A third of Shakespeare’s plays are set in Italy. The Taming of the Shrew, Romeo and Juliet and The Merchant of Venice are set in Italian cities: Padua, Verona and Venice. In the Middle Ages cities such as Bologna and Padua drew people to their universities and Italy became an example of a progressive and civilised society - the product of an enviable classical past. Shakespeare’s The Taming of the Shrew is set in Padua, a place of learning and knowledge described by Lucentio as ‘the nursery of the arts’.
 
Italy was also the birthplace of the Renaissance and subsequent humanist thought, both of which were indispensable in an Elizabethan gentleman’s education. From Italian books such as Castiglione’s The Book of the Courtier (translated into English in 1561) one could read of the perfect courtier - a poet, soldier and man of wit and manner - and in Machiavelli’s The Prince discover the secrets of a subtle yet ruthless politician.
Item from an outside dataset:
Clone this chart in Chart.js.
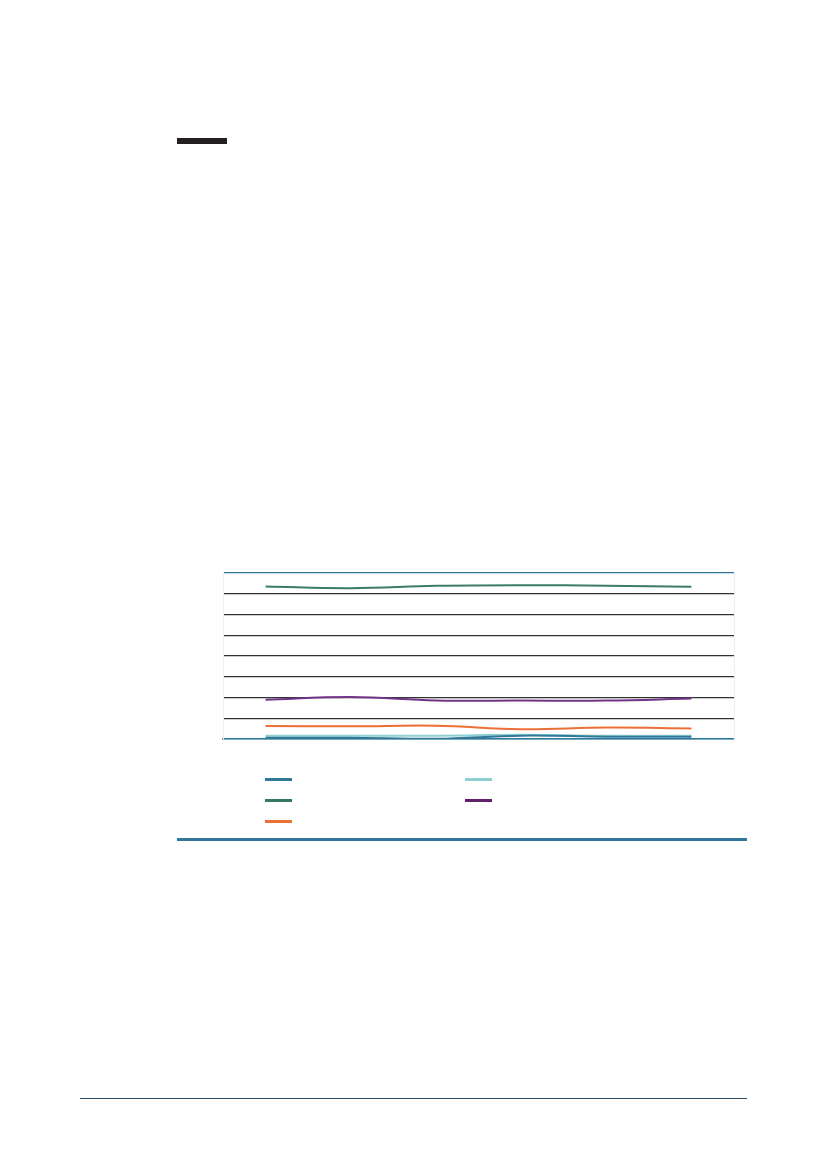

Petrarch’s poems, with their exploration of idealised and unrequited love, were imitated (and parodied) and the classical Roman authors including Seneca and Ovid were studied at school and university. The Senecan model of tragedy shaped the tyrant of the Elizabethan stage and stories from Ovid were well known among players and playgoers alike.

Italian machination

Alongside the view of Italy as the seat of learning, another attitude gradually developed, following the Reformation and during the sixteenth century. Contemporary Italy was seen as a place of political intrigue and social instability and plays set in Renaissance Italy featured a sensational combination of duplicity, violence, murder, rape and mutilation. Shakespeare’s Titus Andronicus features all of these and is set in Italy’s classical past. 
 
Many Jacobean revenge dramas and Italianate plays, including John Webster’s The Duchess of Malfi and The White Devilor Ben Jonson’s Volpone, explored similar themes in plays set in contemporary Italy. The hot climate of Italy linked it to a land of strong passions, extreme emotions and illicit love. Indications of this are found in Shakespeare’s Romeo and Juliet, with references to summer heat, dog days and violent family feuds that set the scene for the play.